L’art d’être heureux par gros temps – synthèse

Jean SALEM, 12 janvier 2007

Merci, monsieur Salem, pour votre propos à la fois érudit et engagé.

En un préambule méthodologique et polémique, vous vous en prenez à l’idée de bonheur guimauve qui domine aujourd’hui l’édition comme les esprits, mais aussi vous présentez vos trois « idées fixes », dites-vous : le bien-être du corps, la paix de l’âme et l’engagement dans la lutte.

Vous vous attachez, en un premier temps, à la définition du bonheur pour retenir, par delà les variations, qu’il est le souverain bien que tous les hommes ont fini par revendiquer comme un droit en notre modernité démocratique.

Puis, aux conceptions religieuses et même philosophiques qui situent le bonheur dans l’au-delà (et vont parfois jusqu’à exalter la souffrance), vous opposez l’évidence selon laquelle le simple fait d’exister est un bien (en référence, notamment, au Rousseau des Rêveries du promeneur solitaire), ce dont les petits enfants et même les animaux, dites-vous, peuvent être le vivant témoignage (comme y insistent les matérialistes du XVIIIe siècle, disciples en cela d’Epicure).

D’un point de vue plus éthique, vous poursuivez en évoquant le fameux « Mangeons et buvons car demain nous mourrons », pour bien distinguer ceux qui s’en offusquent au nom de la vertu et ceux qui tirent cette prudence de la conscience de la finitude humaine.

Puis vous en venez à des remarques proprement épicuriennes, relatives notamment à la thèse selon laquelle « la mort n’est rien pour nous » (ce qui peut être démontré, insistez-vous), mais relatives aussi à des techniques du bonheur comme la limitation du désir, la distanciation d’avec le spectacle ou la représentation du malheur, ou encore le dépaysement et le ressouvenir des jours heureux.

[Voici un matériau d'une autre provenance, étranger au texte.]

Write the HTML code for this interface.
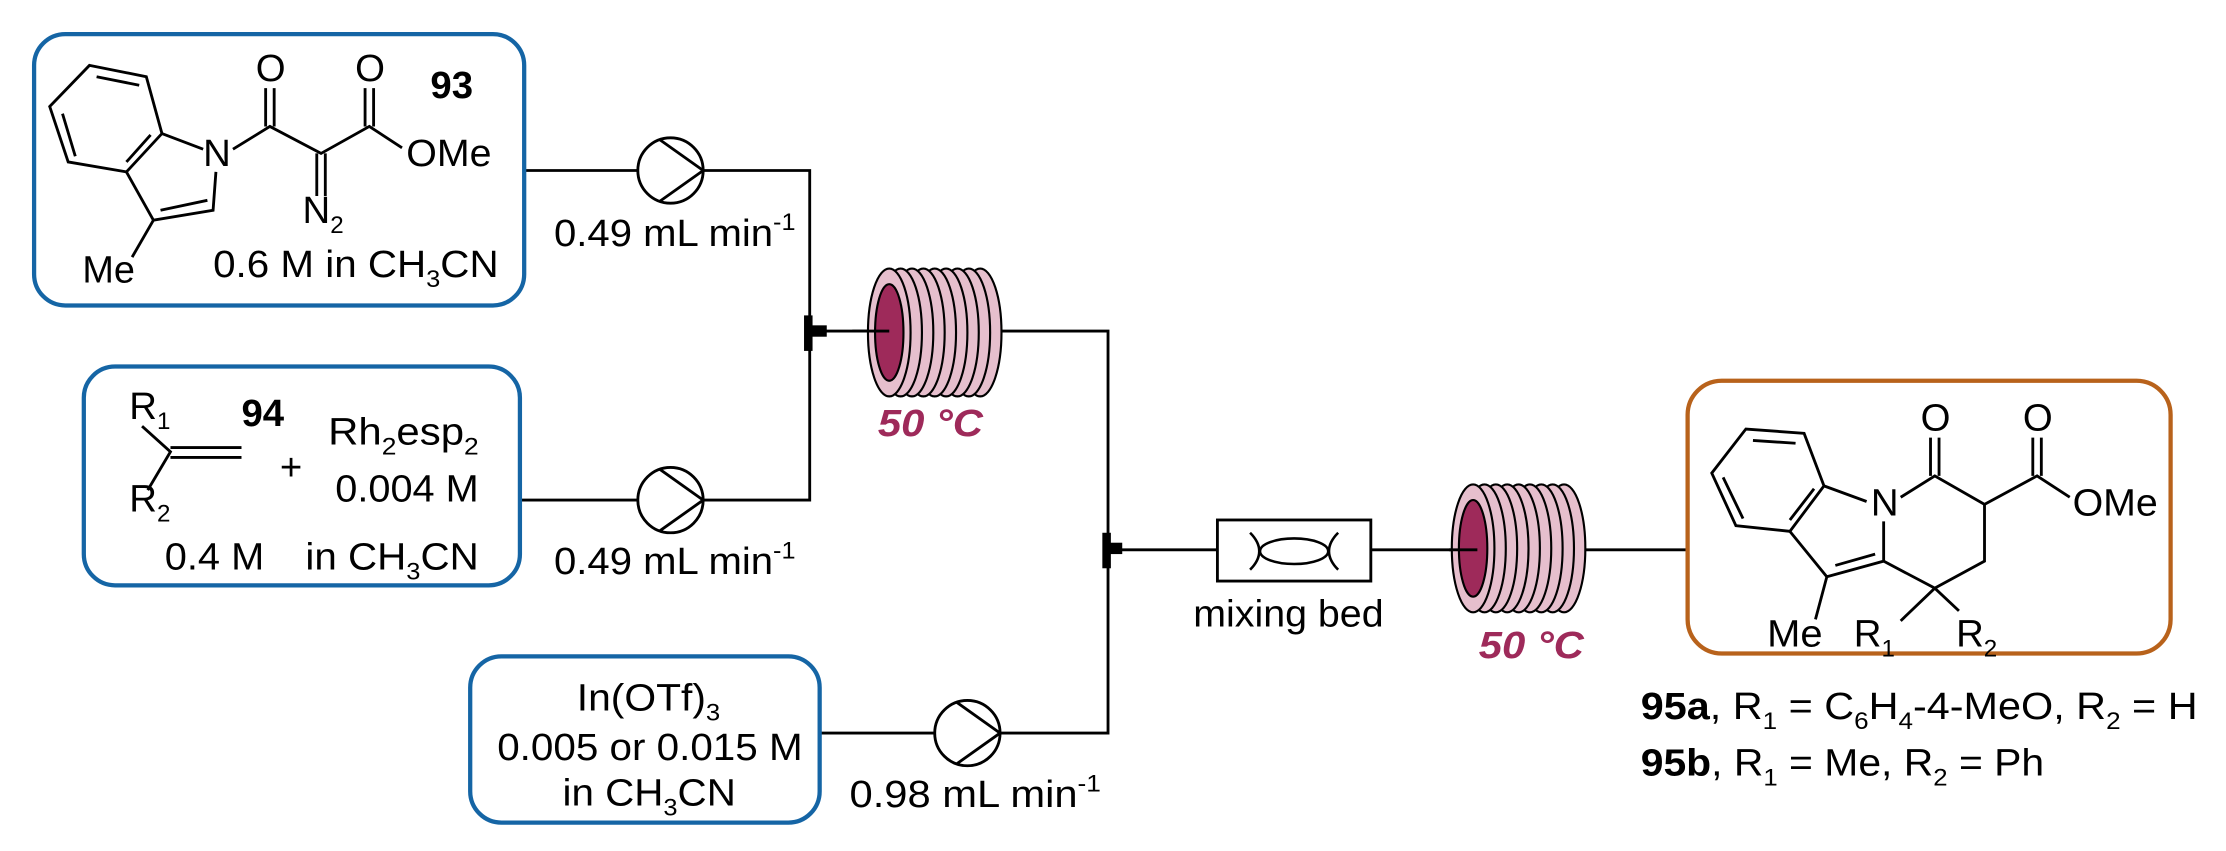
<!DOCTYPE html>
<html><head><meta charset="utf-8"><style>
html,body{margin:0;padding:0;background:#fff}
svg{display:block}
text{font-family:"Liberation Sans",Arial,sans-serif;fill:#000}
</style></head><body>
<svg width="2226" height="851" viewBox="0 0 1567 599" preserveAspectRatio="none" xmlns="http://www.w3.org/2000/svg">
<defs>
<g id="pump"><circle cx="0" cy="0" r="23" fill="#fff" stroke="#000" stroke-width="2"/><path d="M-8,-22 L23,0 L-8,22" fill="none" stroke="#000" stroke-width="2"/></g>
</defs>
<g fill="none" stroke="#000" stroke-width="2">
<path d="M369,120 H449 M495,120 H570 V352 H495 M449,352 H366"/>
<path d="M570,233 H626"/>
<path d="M700,233 H780 V516 H704 M658,516 H577"/>
<path d="M780,387 H857 M965,387 H1035 M1110,387 H1188"/>
</g>
<rect x="566" y="222" width="6" height="25" fill="#000"/><rect x="570" y="229" width="12" height="8" fill="#000"/>
<rect x="776" y="375" width="6" height="25" fill="#000"/><rect x="780" y="382" width="10" height="8" fill="#000"/>
<use href="#pump" x="472" y="120"/>
<use href="#pump" x="472" y="352"/>
<use href="#pump" x="681" y="516"/>
<g fill="none" stroke-width="3">
<rect x="24" y="24" width="345" height="191" rx="22" stroke="#1565a5"/>
<rect x="59" y="258" width="307" height="154" rx="22" stroke="#1565a5"/>
<rect x="331" y="462" width="246" height="117" rx="22" stroke="#1565a5"/>
<rect x="1188" y="268" width="340" height="192" rx="24" stroke="#b8621b"/>
</g>
<g stroke="#000" stroke-width="1.5" fill="#e6bfcd">
<ellipse cx="690" cy="234" rx="15" ry="45"/><ellipse cx="682" cy="234" rx="15" ry="45"/><ellipse cx="674" cy="234" rx="15" ry="45"/><ellipse cx="666" cy="234" rx="15" ry="45"/><ellipse cx="658" cy="234" rx="15" ry="45"/><ellipse cx="650" cy="234" rx="15" ry="45"/><ellipse cx="642" cy="234" rx="15" ry="45"/><ellipse cx="634" cy="234" rx="15" ry="45"/><ellipse cx="626" cy="234" rx="15" ry="45"/>
<ellipse cx="626" cy="234" rx="10" ry="34" fill="#9e2a5a"/>
</g>
<line x1="600" y1="233" x2="626" y2="233" stroke="#000" stroke-width="2"/>
<g stroke="#000" stroke-width="1.5" fill="#e6bfcd">
<ellipse cx="1101" cy="386" rx="15" ry="45"/><ellipse cx="1093" cy="386" rx="15" ry="45"/><ellipse cx="1085" cy="386" rx="15" ry="45"/><ellipse cx="1077" cy="386" rx="15" ry="45"/><ellipse cx="1069" cy="386" rx="15" ry="45"/><ellipse cx="1061" cy="386" rx="15" ry="45"/><ellipse cx="1053" cy="386" rx="15" ry="45"/><ellipse cx="1045" cy="386" rx="15" ry="45"/><ellipse cx="1037" cy="386" rx="15" ry="45"/>
<ellipse cx="1037" cy="386" rx="10" ry="34" fill="#9e2a5a"/>
</g>
<line x1="1020" y1="387" x2="1040" y2="387" stroke="#000" stroke-width="2"/>
<rect x="857" y="366" width="108" height="43" fill="#fff" stroke="#000" stroke-width="2"/>
<g fill="none" stroke="#000" stroke-width="1.8">
<ellipse cx="911" cy="388" rx="24" ry="9"/>
<path d="M880,375 Q893,388 880,401 M942,375 Q929,388 942,401"/>
</g>
<g font-size="27">
<text x="390" y="173" textLength="170" lengthAdjust="spacingAndGlyphs">0.49 mL min<tspan font-size="17" dy="-11">-1</tspan></text>
<text x="390" y="404" textLength="170" lengthAdjust="spacingAndGlyphs">0.49 mL min<tspan font-size="17" dy="-11">-1</tspan></text>
<text x="598" y="568" textLength="177" lengthAdjust="spacingAndGlyphs">0.98 mL min<tspan font-size="17" dy="-11">-1</tspan></text>
<text x="840" y="441" textLength="134" lengthAdjust="spacingAndGlyphs">mixing bed</text>
<text x="618" y="307" textLength="74" lengthAdjust="spacingAndGlyphs" font-weight="bold" font-style="italic" style="fill:#9e2a5a">50 °C</text>
<text x="1041" y="463" textLength="74" lengthAdjust="spacingAndGlyphs" font-weight="bold" font-style="italic" style="fill:#9e2a5a">50 °C</text>
<text x="1155" y="506" textLength="392" lengthAdjust="spacingAndGlyphs"><tspan font-weight="bold">95a</tspan>, R<tspan font-size="17" dy="7">1</tspan><tspan dy="-7"> = C</tspan><tspan font-size="17" dy="7">6</tspan><tspan dy="-7">H</tspan><tspan font-size="17" dy="7">4</tspan><tspan dy="-7">-4-MeO, R</tspan><tspan font-size="17" dy="7">2</tspan><tspan dy="-7"> = H</tspan></text>
<text x="1155" y="546" textLength="284" lengthAdjust="spacingAndGlyphs"><tspan font-weight="bold">95b</tspan>, R<tspan font-size="17" dy="7">1</tspan><tspan dy="-7"> = Me, R</tspan><tspan font-size="17" dy="7">2</tspan><tspan dy="-7"> = Ph</tspan></text>
<text x="406" y="500" textLength="101" lengthAdjust="spacingAndGlyphs">In(OTf)<tspan font-size="17" dy="7">3</tspan></text>
<text x="350" y="535" textLength="215" lengthAdjust="spacingAndGlyphs">0.005 or 0.015 M</text>
<text x="396" y="567" textLength="122" lengthAdjust="spacingAndGlyphs">in CH<tspan font-size="17" dy="7">3</tspan><tspan dy="-7">CN</tspan></text>
<text x="91" y="295">R<tspan font-size="17" dy="7">1</tspan></text>
<text x="91" y="360">R<tspan font-size="17" dy="7">2</tspan></text>
<text x="170" y="300" font-weight="bold">94</text>
<text x="197" y="338">+</text>
<text x="231" y="313" textLength="106" lengthAdjust="spacingAndGlyphs">Rh<tspan font-size="17" dy="7">2</tspan><tspan dy="-7">esp</tspan><tspan font-size="17" dy="7">2</tspan></text>
<text x="236" y="353" textLength="101" lengthAdjust="spacingAndGlyphs">0.004 M</text>
<text x="116" y="401" textLength="70" lengthAdjust="spacingAndGlyphs">0.4 M</text>
<text x="215" y="401" textLength="122" lengthAdjust="spacingAndGlyphs">in CH<tspan font-size="17" dy="7">3</tspan><tspan dy="-7">CN</tspan></text>
<text x="180" y="57">O</text><text x="250" y="57">O</text>
<text x="303" y="69" font-weight="bold">93</text>
<text x="286" y="117" textLength="60" lengthAdjust="spacingAndGlyphs">OMe</text>
<text x="143" y="117">N</text>
<text x="213" y="157">N<tspan font-size="17" dy="7">2</tspan></text>
<text x="58" y="199" textLength="37" lengthAdjust="spacingAndGlyphs">Me</text>
<text x="150" y="195" textLength="201" lengthAdjust="spacingAndGlyphs">0.6 M in CH<tspan font-size="17" dy="7">3</tspan><tspan dy="-7">CN</tspan></text>
<text x="1352" y="303">O</text><text x="1424" y="303">O</text>
<text x="1317" y="363">N</text>
<text x="1459" y="363" textLength="60" lengthAdjust="spacingAndGlyphs">OMe</text>
<text x="1244" y="455" textLength="39" lengthAdjust="spacingAndGlyphs">Me</text>
<text x="1305" y="455">R<tspan font-size="17" dy="7">1</tspan></text>
<text x="1377" y="455">R<tspan font-size="17" dy="7">2</tspan></text>
</g>
<g fill="none" stroke="#000" stroke-width="2">
<path d="M63,46 L103,54 L114,94 L89,121 L48,114 L35,75 Z"/>
<path d="M68,54 L98,60 M44,80 L53,110 M89,114 L106,95"/>
<path d="M114,94 L143,105 M152,121 L150,148 L108,155 L89,121 M113,148 L146,141"/>
<path d="M108,155 L93,181"/>
<path d="M164,105 L190,89 L226,108 L260,89 L283,104"/>
<path d="M187,89 V62 M193,89 V62 M257,89 V62 M263,89 V62"/>
<path d="M223,108 V138 M229,108 V138"/>
<path d="M100,300 L120,318 L104,345 M120,315 H170 M120,322 H170"/>
<path d="M1229,302 L1270,305 L1284,342 L1260,374 L1222,370 L1205,333 Z"/>
<path d="M1234,310 L1264,312 M1213,336 L1227,365 M1277,344 L1260,366"/>
<path d="M1284,342 L1314,353 M1326,367 L1326,395 L1286,406 L1260,374 M1292,398 L1320,390"/>
<path d="M1286,406 L1278,436"/>
<path d="M1338,350 L1362,335 L1397,355 L1434,335 L1457,350"/>
<path d="M1359,335 V308 M1365,335 V308 M1431,335 V308 M1437,335 V308"/>
<path d="M1397,355 V395 L1362,414 L1326,395 M1362,414 L1338,437 M1362,414 L1379,430"/>
</g>
</svg>
</body></html>
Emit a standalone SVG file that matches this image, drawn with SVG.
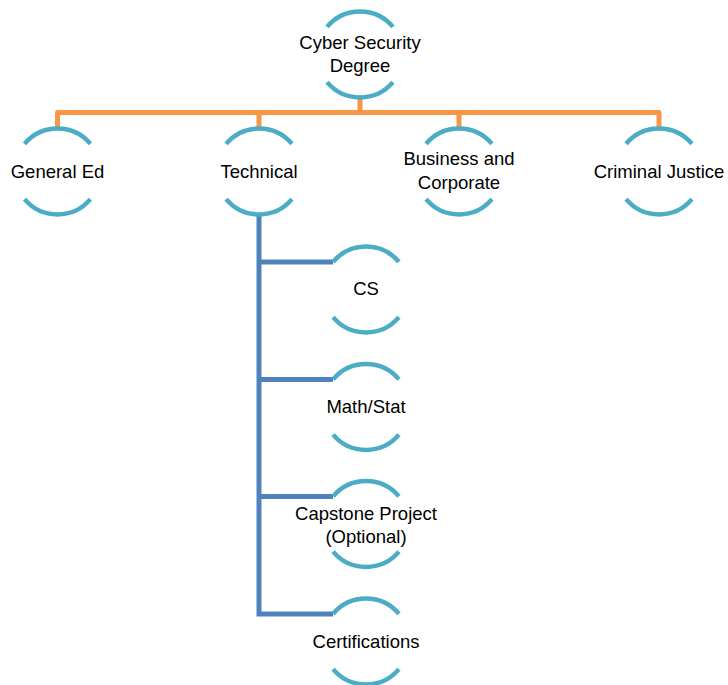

Pour conclure, vous faites notamment référence à Kant, mais pour déplacer le respect à l’égard de la loi morale vers le respect de soi-même auquel appelle le sage antique qui sait ce que signifie le véritable héroïsme, qui ne réside peut-être pas dans la mortification ni a fortiori dans le suicide. Finalement, vous réservez pour notre débat quelques thèmes à mettre en tension avec le bonheur : la création artistique, le travail, mais aussi la lutte collective pour des jours meilleurs.